1. ## Basic Question

I need to know if I'm doing this problem accordingly

A drawer contains n=5 different and distinguishable pairs of socks (total of 10). If a person randomly selects four socks what is the probability that there is no matching pair in the sample?

solution:

$1-[(4)(\frac{4!}{10!}) - (4)(\frac{1}{10!}) + \frac{1}{10!}]$

2. Hello, lllll

Using $10!$, you seem to be working with permutations.

A drawer contains 5 different and distinguishable pairs of socks (total of 10).
If a person randomly selects four socks, what is the probability that
there is no matching pair in the sample?
There are: . ${10\choose4} \:=\:{\color{blue}210}$ possible samples.
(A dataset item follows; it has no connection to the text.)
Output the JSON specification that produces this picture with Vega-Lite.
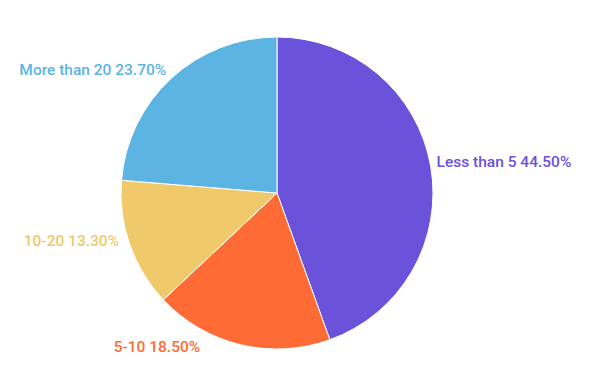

Suppose the pairs of socks are of five different colors.
To have no matching pairs, we must have four socks of different colors.

There are: . ${5\choose4} \:=\:5$ choices for the four colors.
Then we must select one sock from each of those pairs.
. . There are: . ${2\choose1}{2\choose1}{2\choose1}{2\choose1} \:=\:16$ ways.

Hence, there are: . $5\cdot16 \:=\:{\color{blue}80}$ ways to get four socks of different colors.

Therefore: . $P(\text{no matching pairs}) \;=\;\frac{80}{21} \;=\;\boxed{\frac{8}{21}}$

3. why would it not be a permutation, doesn't the order matter?